Visions of Technological Transcendence approaches the rhetoric of human enhancement as a system of mythic narratives, each developing around a key tenet of enhancement thought. These strategic stories are treated as myths, providing “imaginative patterns” for predicting technology’s trajectory, envisioning thetechnological redemption of the human race, aligning the mundane world with a transcendent, technological future, and attributing a sacred quality to scientific progress. Despite their scientific cast, these narratives rest on and promote a futuristic ideology originating in a range of non-scientific sources. Chapters explore the narratives of progress, technologically directed evolution, the person as information, the posthuman as supplanting Homo sapiens, technological immortality, limitless artificial intelligence, and space colonization as human destiny.
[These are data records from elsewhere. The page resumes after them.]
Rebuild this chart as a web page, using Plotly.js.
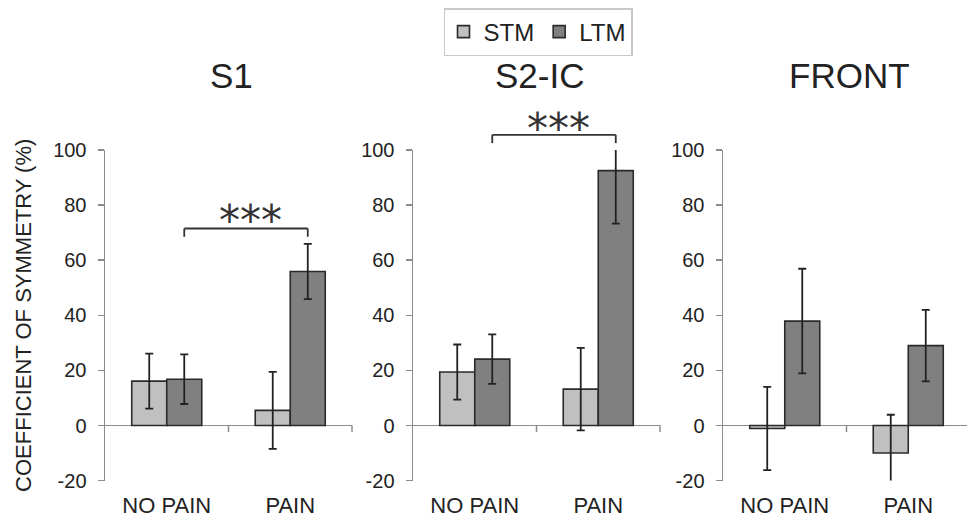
<!DOCTYPE html>
<html>
<head>
<meta charset="utf-8">
<script src="https://cdn.plot.ly/plotly-3.0.1.min.js"></script>
<style>
html, body { margin: 0; padding: 0; overflow: hidden; background: #fff; }
#chart { width: 972px; height: 517px; }
</style>
</head>
<body>
<div id="chart"></div>
<script>
// ---- data ----
const categories = ['NO PAIN', 'PAIN'];
const panelTitles = ['S1', 'S2-IC', 'FRONT'];
const seriesNames = ['STM', 'LTM'];

const stmS1 = [16.1, 5.5];
const stmS1ErrPlus = [10, 14];
const stmS1ErrMinus = [10, 14];
const ltmS1 = [16.8, 55.9];
const ltmS1ErrPlus = [9, 10];
const ltmS1ErrMinus = [9, 10];

const stmS2 = [19.4, 13.2];
const stmS2ErrPlus = [10, 15];
const stmS2ErrMinus = [10, 15];
const ltmS2 = [24.1, 92.5];
const ltmS2ErrPlus = [9, 19.2];
const ltmS2ErrMinus = [9, 19.2];

const stmFront = [-1.1, -10.0];
const stmFrontErrPlus = [15.1, 13.9];
const stmFrontErrMinus = [15.1, 10.6];
const ltmFront = [37.9, 29.0];
const ltmFrontErrPlus = [19, 13];
const ltmFrontErrMinus = [19, 13];

const yTickVals = [-20, 0, 20, 40, 60, 80, 100];
const yTickText = ['-20', '0', '20', '40', '60', '80', '100'];
const yRange = [-20, 100];
const yTitle = 'COEFFICIENT OF SYMMETRY (%)';

// significance brackets (panel index, bracket height, label height, label)
const sigPanels = [0, 1];
const sigBracketY = [71.5, 105.5];
const sigLabelY = [74.5, 107.8];
const sigLabels = ['***', '***'];

// ---- styling ----
const W = 972, H = 517;
const FONT = 'Liberation Sans, Arial, sans-serif';
const TXT = '#222222';
const AXC = '#8c8c8c';
const colors = ['#c0c0c0', '#808080'];
const BARGAP = 0.433;
const panelPx = [[105, 352], [413, 660], [723, 970]];
const plotTop = 150, plotBottom = 480.6;

const panelData = [
  [[stmS1, stmS1ErrPlus, stmS1ErrMinus], [ltmS1, ltmS1ErrPlus, ltmS1ErrMinus]],
  [[stmS2, stmS2ErrPlus, stmS2ErrMinus], [ltmS2, ltmS2ErrPlus, ltmS2ErrMinus]],
  [[stmFront, stmFrontErrPlus, stmFrontErrMinus], [ltmFront, ltmFrontErrPlus, ltmFrontErrMinus]]
];

const traces = [];
const layout = {
  width: W, height: H,
  margin: {l: 0, r: 0, t: 0, b: 0},
  paper_bgcolor: '#ffffff', plot_bgcolor: '#ffffff',
  font: {family: FONT, color: TXT},
  barmode: 'group', bargap: BARGAP, bargroupgap: 0,
  showlegend: true,
  legend: {
    orientation: 'h', x: 538 / W, xanchor: 'center', y: 1 - 8 / H, yanchor: 'top',
    bordercolor: '#c8c8c8', borderwidth: 1.5, bgcolor: '#ffffff',
    font: {size: 24, color: TXT, family: FONT},
    itemwidth: 30, tracegroupgap: 0
  },
  shapes: [], annotations: []
};

const domY = [1 - plotBottom / H, 1 - plotTop / H];
const toDomY = v => (v - yRange[0]) / (yRange[1] - yRange[0]);

panelData.forEach((pd, p) => {
  const sfx = p === 0 ? '' : String(p + 1);
  const xa = 'x' + sfx, ya = 'y' + sfx;
  pd.forEach((s, k) => {
    traces.push({
      type: 'bar', name: seriesNames[k], x: categories, y: s[0],
      xaxis: xa, yaxis: ya, legendgroup: seriesNames[k], showlegend: p === 0,
      marker: {color: colors[k], line: {color: '#2a2a2a', width: 1.6}},
      error_y: {type: 'data', symmetric: false, array: s[1], arrayminus: s[2],
                color: '#222222', thickness: 1.8, width: 4},
      hoverinfo: 'skip'
    });
  });
  layout['xaxis' + sfx] = {
    domain: [panelPx[p][0] / W, panelPx[p][1] / W], anchor: ya,
    type: 'category', categoryarray: categories, range: [-0.5, categories.length - 0.5],
    showline: false, showgrid: false, zeroline: false, ticks: '',
    tickfont: {size: 22, color: TXT, family: FONT}, ticklabelstandoff: 9,
    fixedrange: true
  };
  layout['yaxis' + sfx] = {
    domain: domY, anchor: xa, range: yRange, tickvals: yTickVals, ticktext: yTickText,
    showline: true, linecolor: AXC, linewidth: 1.5,
    ticks: 'outside', ticklen: 6, tickcolor: AXC, tickwidth: 1.5,
    showgrid: false, zeroline: true, zerolinecolor: AXC, zerolinewidth: 1.5,
    tickfont: {size: 20, color: TXT, family: FONT}, ticklabelstandoff: 7,
    fixedrange: true
  };
  if (p === 0) {
    layout['yaxis' + sfx].title = {text: yTitle, font: {size: 22, color: TXT, family: FONT}, standoff: 15};
  }
  // boundary tick marks hanging below the zero line
  for (let c = 1; c <= categories.length; c++) {
    layout.shapes.push({
      type: 'line', xref: xa + ' domain', yref: ya,
      x0: c / categories.length, x1: c / categories.length, y0: 0, y1: -2.4,
      line: {color: AXC, width: 1.5}
    });
  }
  // panel title
  layout.annotations.push({
    text: panelTitles[p], xref: xa + ' domain', x: 0.5, xshift: 2.5,
    yref: 'paper', y: 1 - 76 / H, yanchor: 'middle', showarrow: false,
    font: {size: 35, color: TXT, family: FONT}
  });
});

// significance brackets
const ltmOffset = (1 - BARGAP) / 4;
sigPanels.forEach((p, i) => {
  const sfx = p === 0 ? '' : String(p + 1);
  const xa = 'x' + sfx, ya = 'y' + sfx;
  const xL = 0 + ltmOffset, xR = 1 + ltmOffset;
  const yT = toDomY(sigBracketY[i]), yB = toDomY(sigBracketY[i] - 3);
  const ln = {color: '#333333', width: 1.8};
  layout.shapes.push({type: 'line', xref: xa, yref: ya + ' domain', x0: xL, x1: xR, y0: yT, y1: yT, line: ln});
  layout.shapes.push({type: 'line', xref: xa, yref: ya + ' domain', x0: xL, x1: xL, y0: yT, y1: yB, line: ln});
  layout.shapes.push({type: 'line', xref: xa, yref: ya + ' domain', x0: xR, x1: xR, y0: yT, y1: yB, line: ln});
  layout.annotations.push({
    text: sigLabels[i], xref: xa, x: (xL + xR) / 2, xshift: 4,
    yref: ya + ' domain', y: toDomY(sigLabelY[i]), yanchor: 'middle', showarrow: false,
    font: {size: 42, color: '#333333', family: 'DejaVu Sans, sans-serif'}
  });
});

Plotly.newPlot('chart', traces, layout, {displayModeBar: false, staticPlot: true});
</script>
</body>
</html>
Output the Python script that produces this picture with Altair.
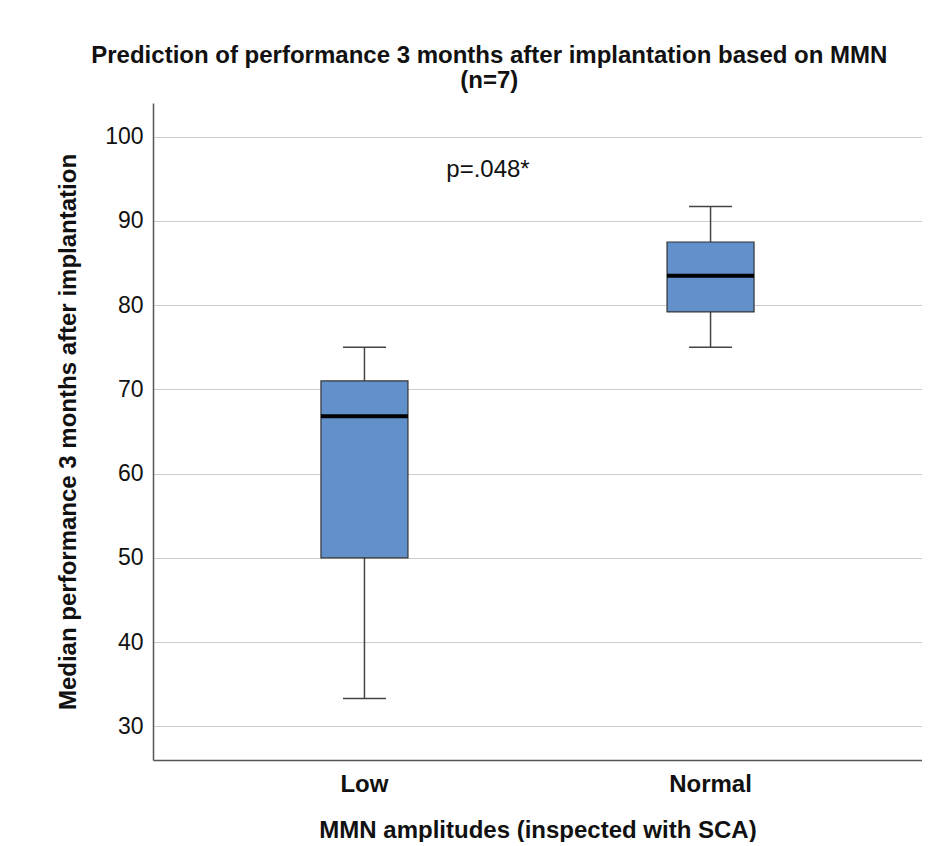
import altair as alt
import pandas as pd

groups = ["Low", "Normal"]
whisker_low = [33.3, 75.0]
q1 = [50.0, 79.2]
median = [66.8, 83.5]
q3 = [71.0, 87.5]
whisker_high = [75.0, 91.7]

annot_text = ["p=.048*"]
annot_y = [96.0]

df = pd.DataFrame({
    "group": groups,
    "wlo": whisker_low,
    "q1": q1,
    "med": median,
    "q3": q3,
    "whi": whisker_high,
})
ann = pd.DataFrame({"label": annot_text, "y": annot_y})

FONT = "Liberation Sans"
ydom = [26, 104]

xenc = alt.X(
    "group:N",
    sort=groups,
    scale=alt.Scale(paddingInner=0, paddingOuter=0.111),
    axis=alt.Axis(
        title="MMN amplitudes (inspected with SCA)",
        labelAngle=0,
        labelFontSize=24,
        labelFontWeight="bold",
        labelFont=FONT,
        labelColor="#111",
        labelPadding=12,
        ticks=False,
        grid=False,
        domainColor="#555",
        domainWidth=1.5,
        titleFontSize=24,
        titleFontWeight="bold",
        titleFont=FONT,
        titleColor="#111",
        titlePadding=22,
    ),
)

yscale = alt.Scale(domain=ydom, nice=False, zero=False)
yaxis = alt.Axis(
    title="Median performance 3 months after implantation",
    values=[30, 40, 50, 60, 70, 80, 90, 100],
    labelFontSize=23,
    labelFont=FONT,
    labelColor="#111",
    labelPadding=10,
    ticks=False,
    grid=True,
    gridColor="#cccccc",
    gridWidth=1.2,
    domainColor="#555",
    domainWidth=1.5,
    titleFontSize=24,
    titleFontWeight="bold",
    titleFont=FONT,
    titleColor="#111",
    titlePadding=24,
)

base = alt.Chart(df).encode(x=xenc)

whisk = base.mark_rule(color="#444", strokeWidth=1.5).encode(
    y=alt.Y("wlo:Q", scale=yscale, axis=yaxis), y2="whi:Q"
)
box = base.mark_bar(size=87, fill="#6190cb", stroke="#333", strokeWidth=1.2).encode(
    y="q1:Q", y2="q3:Q"
)
med = base.mark_tick(size=87, thickness=4, color="#000", opacity=1).encode(y="med:Q")
cap_lo = base.mark_tick(size=43, thickness=1.5, color="#444", opacity=1).encode(y="wlo:Q")
cap_hi = base.mark_tick(size=43, thickness=1.5, color="#444", opacity=1).encode(y="whi:Q")

text = alt.Chart(ann).mark_text(fontSize=24, font=FONT, color="#111").encode(
    x=alt.value(335), y=alt.Y("y:Q", scale=yscale), text="label:N"
)

chart = (
    alt.layer(whisk, box, med, cap_lo, cap_hi, text)
    .properties(
        width=769,
        height=657,
        padding={"left": 48, "top": 36, "right": 0, "bottom": 0},
        title=alt.Title(
            ["Prediction of performance 3 months after implantation based on MMN", "(n=7)"],
            fontSize=24,
            fontWeight="bold",
            font=FONT,
            color="#111",
            anchor="middle",
            frame="bounds",
            lineHeight=25,
            offset=10,
        ),
    )
    .configure_view(strokeWidth=0)
)

chart.save("out.html", embed_options={"renderer": "svg", "actions": False})
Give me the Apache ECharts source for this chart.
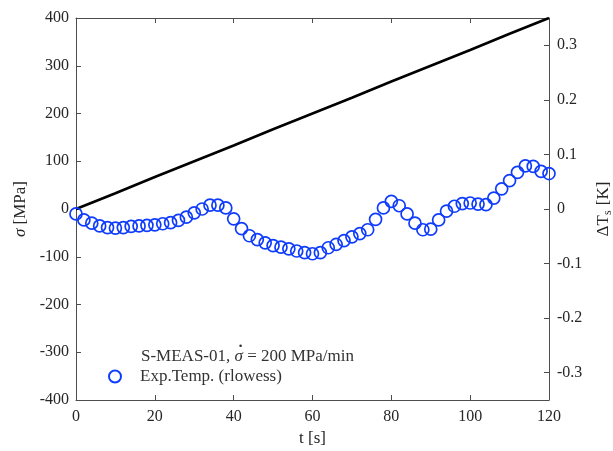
<!DOCTYPE html>
<html>
<head>
<meta charset="utf-8">
<script src="https://cdn.jsdelivr.net/npm/echarts@6/dist/echarts.min.js"></script>
<style>
html,body{margin:0;padding:0;background:#fff;}
#chart{width:613px;height:451px;}
</style>
</head>
<body>
<div id="chart"></div>
<script>
// Time (s) for stress line
var stressTime = [0, 10, 20, 30, 40, 50, 60, 70, 80, 90, 100, 110, 120];
// Stress (MPa)
var stressValues = [0, 33, 67, 100, 133, 167, 200, 233, 267, 300, 333, 367, 400];
// Time (s) for temperature markers
var tempTime = [0,2,4,6,8,10,12,14,16,18,20,22,24,26,28,30,32,34,36,38,40,42,44,46,48,50,52,54,56,58,60,62,64,66,68,70,72,74,76,78,80,82,84,86,88,90,92,94,96,98,100,102,104,106,108,110,112,114,116,118,120];
// Temperature change (K)
var tempValues = [-0.009,-0.020,-0.026,-0.031,-0.034,-0.035,-0.034,-0.032,-0.031,-0.030,-0.029,-0.027,-0.025,-0.021,-0.015,-0.007,0.000,0.007,0.007,0.002,-0.018,-0.036,-0.049,-0.056,-0.062,-0.067,-0.070,-0.073,-0.077,-0.080,-0.082,-0.080,-0.071,-0.065,-0.058,-0.051,-0.045,-0.038,-0.019,0.002,0.014,0.006,-0.009,-0.026,-0.038,-0.037,-0.020,-0.004,0.005,0.010,0.011,0.009,0.008,0.020,0.037,0.052,0.067,0.079,0.078,0.069,0.065];
// Tick labels
var xTicks = [0, 20, 40, 60, 80, 100, 120];
var leftTicks = [-400, -300, -200, -100, 0, 100, 200, 300, 400];
var rightTicks = [-0.3, -0.2, -0.1, 0, 0.1, 0.2, 0.3];
// Legend texts
var legendHead = ['S-MEAS-01, ', 'σ', ' = 200 MPa/min'];
var legendName = 'Exp.Temp. (rlowess)';

var FONT = '"Liberation Serif", "DejaVu Serif", serif';
var AX = '#4d4d4d';
var TXT = '#262626';
var LEGTXT = '#333';
var BLUE = '#0f3cfc';
var LFS = 17;

// measure text widths for placing the legend header pieces
var mctx = document.createElement('canvas').getContext('2d');
function tw(t, italic) {
  mctx.font = (italic ? 'italic ' : '') + LFS + 'px ' + FONT;
  return mctx.measureText(t).width;
}
var hx = 141, hy = 348;
var wA = tw(legendHead[0], false);
var wS = tw(legendHead[1], true);

var chart = echarts.init(document.getElementById('chart'), null, {renderer: 'canvas'});
var lineData = stressTime.map(function (t, i) { return [t, stressValues[i]]; });
var tempData = tempTime.map(function (t, i) { return [t, tempValues[i]]; });

var option = {
  animation: false,
  backgroundColor: '#fff',
  grid: {left: 76, right: 64, top: 18, bottom: 51, containLabel: false, outerBoundsMode: 'none'},
  xAxis: [{
    type: 'value', min: 0, max: 120, interval: 20, position: 'bottom',
    name: 't [s]', nameLocation: 'middle', nameGap: 21,
    nameTextStyle: {fontFamily: FONT, fontSize: 17, color: TXT},
    axisLine: {show: true, onZero: false, lineStyle: {color: AX, width: 1}},
    axisTick: {show: true, inside: true, length: 5, lineStyle: {color: AX}},
    axisLabel: {fontFamily: FONT, fontSize: 16, color: TXT, margin: 9,
      customValues: xTicks},
    splitLine: {show: false}
  }, {
    type: 'value', min: 0, max: 120, interval: 20, position: 'top',
    axisLine: {show: true, onZero: false, lineStyle: {color: AX, width: 1}},
    axisTick: {show: true, inside: true, length: 5, lineStyle: {color: AX}},
    axisLabel: {show: false},
    splitLine: {show: false}
  }],
  yAxis: [{
    type: 'value', min: -400, max: 400, interval: 100, position: 'left',
    name: '{i|σ} [MPa]', nameLocation: 'middle', nameGap: 44, nameRotate: 90,
    nameTextStyle: {fontFamily: FONT, fontSize: 17, color: TXT,
      rich: {i: {fontFamily: FONT, fontSize: 17, fontStyle: 'italic', color: TXT}}},
    axisLine: {show: true, onZero: false, lineStyle: {color: AX, width: 1}},
    axisTick: {show: true, inside: true, length: 5, lineStyle: {color: AX}},
    axisLabel: {fontFamily: FONT, fontSize: 16, color: TXT, margin: 7,
      customValues: leftTicks},
    splitLine: {show: false}
  }, {
    type: 'value', min: -0.35, max: 0.35, position: 'right',
    name: 'ΔT{s|s} [K]', nameLocation: 'middle', nameGap: 44, nameRotate: 90,
    nameTextStyle: {fontFamily: FONT, fontSize: 17, color: TXT,
      rich: {s: {fontFamily: FONT, fontSize: 12, color: TXT, padding: [9, 1, 0, 0]}}},
    axisLine: {show: true, onZero: false, lineStyle: {color: AX, width: 1}},
    axisTick: {show: true, inside: true, length: 5, lineStyle: {color: AX},
      customValues: rightTicks},
    axisLabel: {fontFamily: FONT, fontSize: 16, color: TXT, margin: 8,
      customValues: rightTicks,
      formatter: function (v) { return String(Math.round(v * 10) / 10); }},
    splitLine: {show: false}
  }],
  legend: {
    show: true, orient: 'vertical', left: 103, top: 363,
    itemWidth: 22, itemHeight: 12, itemGap: 4,
    textStyle: {fontFamily: FONT, fontSize: LFS, color: LEGTXT, padding: [0, 0, 0, 9]},
    data: [{name: legendName, icon: 'circle',
      itemStyle: {color: 'transparent', borderColor: BLUE, borderWidth: 2}}]
  },
  graphic: [{
    type: 'text', left: hx, top: hy,
    style: {text: legendHead[0], font: LFS + 'px ' + FONT, fill: LEGTXT}
  }, {
    type: 'text', left: hx + wA, top: hy,
    style: {text: legendHead[1], font: 'italic ' + LFS + 'px ' + FONT, fill: LEGTXT}
  }, {
    type: 'text', left: hx + wA + wS / 2 - 1, top: hy - 5,
    style: {text: '˙', font: 'bold ' + LFS + 'px ' + FONT, fill: LEGTXT}
  }, {
    type: 'text', left: hx + wA + wS, top: hy,
    style: {text: legendHead[2], font: LFS + 'px ' + FONT, fill: LEGTXT}
  }],
  series: [{
    name: 'Stress', type: 'line', xAxisIndex: 0, yAxisIndex: 0,
    data: lineData, showSymbol: false, symbol: 'none',
    lineStyle: {color: '#000', width: 2.6}, z: 2
  }, {
    name: legendName, type: 'scatter', xAxisIndex: 0, yAxisIndex: 1,
    data: tempData, symbol: 'circle', symbolSize: 12,
    itemStyle: {color: 'transparent', borderColor: BLUE, borderWidth: 1.7, opacity: 1},
    z: 3
  }]
};
chart.setOption(option);
</script>
</body>
</html>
Together, these narratives constitute a contemporary mythology envisioning a comprehensive and rhetorically powerful account of a technologically transformed posthuman future.
About the Author James A. Herrick (PhD University of Wisconsin, MA University of California-Davis, isthe Guy Vander Jagt Professor of Communication at Hope College in Holland, Michigan. He is the author of The Making of the New Spirituality, Scientific Mythologies, The Radical Rhetoric of the English Deists, Argumentation and The History and Theory of Rhetoric, and co-editor of After the Genome: A Language for our Biotechnological Future. Herrick writes and speaks about the history of rhetoric, new religious movements, and popular narratives about science and technology.